Bike, pedestrian and car traffic intersect at Pender and Granville in Vancouver. Photo courtesy Paul Krueger/Flickr Creative Commons.

In Canadian cities, most people move around today the same way they did a decade ago. Which is to say, for the most part, personal cars still dominate, while walking, cycling, and transit represent a smaller piece of the transportation pie. 

Even Vancouver, which is held up as a fine example of transportation planning, sees 50% of trips in the city made by automobiles. While progress is being made in shifting to other modes, the way people get around seems destined to stay about the same for the foreseeable future.

But behind the scenes the fundamentals of passenger transportation are undergoing seismic shifts.

Converging developments in autonomous car technology, sharing platforms, and vehicle electrification promise to reshape the future of personal mobility in places like Metro Vancouver. Over the last six months, Tesla eclipsed General Motors as the most valuable car company in the United States.

Uber registered its two billionth trip, while its ride sharing platform, UberPool hit a high watermark of nearly a million trips per day in China. Ford recently bankrolled a billion dollars into an artificial intelligence startup for vehicles.
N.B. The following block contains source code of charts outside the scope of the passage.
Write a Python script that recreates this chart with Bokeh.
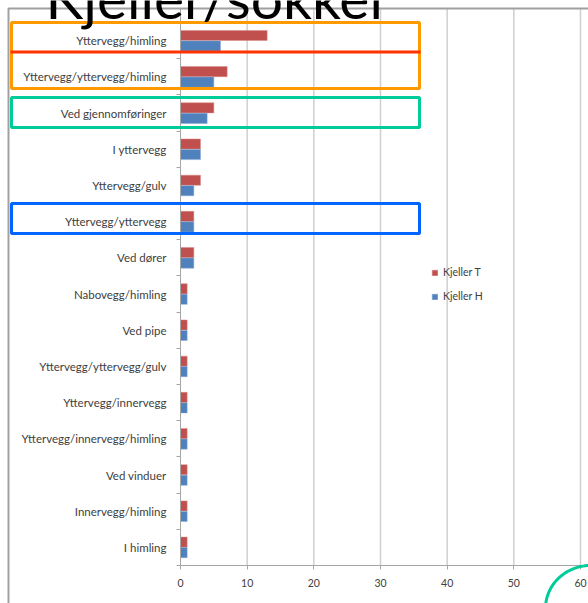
import numpy as np
from bokeh.plotting import figure
from bokeh.models import (Range1d, FixedTicker, ColumnDataSource, Legend, LegendItem,
                          BoxAnnotation, PolyAnnotation, Label, LinearAxis)
from bokeh.embed import file_html
from bokeh.resources import INLINE

# ---- data ----
categories = [
    "Yttervegg/himling",
    "Yttervegg/yttervegg/himling",
    "Ved gjennomføringer",
    "I yttervegg",
    "Yttervegg/gulv",
    "Yttervegg/yttervegg",
    "Ved dører",
    "Nabovegg/himling",
    "Ved pipe",
    "Yttervegg/yttervegg/gulv",
    "Yttervegg/innervegg",
    "Yttervegg/innervegg/himling",
    "Ved vinduer",
    "Innervegg/himling",
    "I himling",
]
kjeller_t = [13, 7, 5, 3, 3, 2, 2, 1, 1, 1, 1, 1, 1, 1, 1]
kjeller_h = [6, 5, 4, 3, 2, 2, 2, 1, 1, 1, 1, 1, 1, 1, 1]
series_names = ["Kjeller T", "Kjeller H"]
x_ticks = [0, 10, 20, 30, 40, 50, 60]
title_text = "Kjeller/sokkel"

# ---- layout (frame covers whole canvas; axes drawn at fixed locations) ----
W, H = 588, 603
X0_PX, X60_PX = 180, 580          # canvas px of value 0 and 60
AXIS_PX, TOP_PX = 565, 8          # canvas px of x-axis line and plot top
n = len(categories)
xmax = x_ticks[-1]
ppu = (X60_PX - X0_PX) / xmax
x_start = -X0_PX / ppu
x_end = x_start + W / ppu
row_px = (AXIS_PX - TOP_PX) / (n + 0.39)
y_bottom = 0.5 - (H - AXIS_PX) / row_px
y_top = y_bottom + H / row_px
y_plot_top = 0.5 + (AXIS_PX - TOP_PX) / row_px

pos = [n - i for i in range(n)]   # top category highest
bar_h = 0.28
off = 0.145

src = ColumnDataSource(dict(
    yt=[p_ + off for p_ in pos],
    yh=[p_ - off for p_ in pos],
    t=kjeller_t,
    h=kjeller_h,
))

FONT = "Lato"
GRID = "#cfcfcf"
AX = "#a6a6a6"
TXT = "#404040"

p = figure(width=W, height=H, output_backend="svg", toolbar_location=None,
           x_range=Range1d(x_start, x_end), y_range=Range1d(y_bottom, y_top),
           x_axis_location=None, y_axis_location=None,
           min_border=0, min_border_left=0, min_border_right=0,
           min_border_top=0, min_border_bottom=0, outline_line_color=None,
           background_fill_color="white", border_fill_color="white")
p.grid.visible = False

# vertical gridlines at the value ticks
p.segment(x0=x_ticks[1:], x1=x_ticks[1:], y0=0.5, y1=y_plot_top,
          line_color=GRID, line_width=1.5)

r_t = p.hbar(y="yt", right="t", left=0, height=bar_h, source=src,
             fill_color="#C0504D", line_color="#d98a88", line_width=0.5)
r_h = p.hbar(y="yh", right="h", left=0, height=bar_h, source=src,
             fill_color="#4F81BD", line_color="#8aaad4", line_width=0.5)

# x axis
xa = LinearAxis(fixed_location=0.5, bounds=(0, xmax), ticker=FixedTicker(ticks=x_ticks),
                axis_line_color=AX, major_tick_line_color=AX, major_tick_out=4,
                major_tick_in=0, minor_tick_line_color=None,
                major_label_text_font=FONT, major_label_text_font_size="10.5px",
                major_label_text_color=TXT, major_label_standoff=9)
p.add_layout(xa, "below")

# y axis (category axis)
bounds = [n + 0.5 - i for i in range(n + 1)]
ya = LinearAxis(fixed_location=0, bounds=(0.5, y_plot_top),
                ticker=FixedTicker(ticks=pos, minor_ticks=bounds),
                major_label_overrides={p_: c for p_, c in zip(pos, categories)},
                axis_line_color=AX, major_tick_line_color=None,
                minor_tick_line_color=AX, minor_tick_out=4, minor_tick_in=0,
                major_label_text_font=FONT, major_label_text_font_size="11.5px",
                major_label_text_color=TXT, major_label_standoff=8)
p.add_layout(ya, "left")

# legend
legend = Legend(items=[LegendItem(label=series_names[0], renderers=[r_t]),
                       LegendItem(label=series_names[1], renderers=[r_h])],
                location=(431, 301), orientation="vertical",
                glyph_width=7, glyph_height=7, label_height=12, spacing=12,
                label_standoff=5, padding=0, margin=0,
                border_line_color=None, background_fill_alpha=0,
                label_text_font=FONT, label_text_font_size="10.5px",
                label_text_color=TXT)
p.add_layout(legend, "center")

# slide decorations, given in canvas pixels (y down) -> screen units (y up)
def sy(y):
    return H - y

def sbox(l, r, t, b, **kw):
    p.add_layout(BoxAnnotation(left=l, right=r, top=sy(t), bottom=sy(b),
                               left_units="screen", right_units="screen",
                               top_units="screen", bottom_units="screen", **kw))

sbox(8, 900, 8, 900, fill_alpha=0, line_color="#a0a0a0", line_alpha=1, line_width=2)
sbox(11, 419, 22, 88, fill_alpha=0, line_color="#FF9900", line_alpha=1, line_width=3)
sbox(11, 419, 97, 127, fill_alpha=0, line_color="#00CC99", line_alpha=1, line_width=3)
sbox(11, 419, 203, 233, fill_alpha=0, line_color="#0066FF", line_alpha=1, line_width=3)
sbox(10, 420, 50, 53, fill_color="#FF3300", fill_alpha=1, line_color=None)

th = np.linspace(0, 2 * np.pi, 120)
p.add_layout(PolyAnnotation(xs=list(590 + 45 * np.cos(th)),
                            ys=[sy(v) for v in 608 + 43 * np.sin(th)],
                            xs_units="screen", ys_units="screen",
                            fill_alpha=0, line_color="#00CC99", line_alpha=1, line_width=3))

# slide title, cropped by the top edge as in the screenshot
p.add_layout(Label(x=45, y=sy(15) + 19, x_units="screen", y_units="screen", text=title_text,
                   text_font=FONT, text_font_size="57px", text_color="black",
                   text_baseline="alphabetic"))

open("out.html", "w").write(file_html(p, INLINE))
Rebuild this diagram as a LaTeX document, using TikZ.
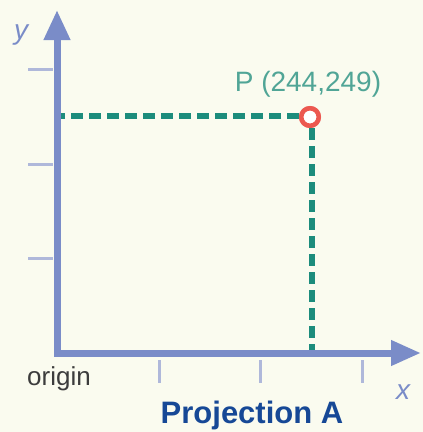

Daimler, Renault, Google, and others are developing and pitching their own driverless car solutions.

To be sure, it will be some time before this tsunami of new technologies and business models hits the shores of personal mobility. Ever bullish, Elon Musk says most new vehicles will be capable of autonomy inside of ten years. Total SA, one of the world’s oil majors, claims that up to one third of new cars sold could be of the electric variety by 2030. More sober predictions peg mid-century as the point when autonomous vehicles become either the majority or even mandatory. 

Regardless of when autonomous vehicles, possibly electrified and shared, become mainstream, they promise to massively impact the shapes of communities—for better or worse. Even the limited adoption of driverless cars covering 5-10% of trips in a city, which is entirely possible within ten years, will have wide-ranging impacts on transportation systems.

How are cities planning to tackle the challenges and opportunities presented by driverless vehicles? 

Some municipalities are staying ahead by hosting active trials. San Diego, whose regional planning agency sees driverless cars starting to displace conventional automobiles by 2025, is home to a cluster of tech providers.

In Pittsburgh, Uber users were treated to free rides in luxury SUVs as part of an experiment. The caveat? Passengers had to be OK with a computer behind the wheel. Pittsburgh’s edge in the autonomous vehicles arms race is a high concentration of local robotics experts, thanks to its partnership with Carnegie Mellon.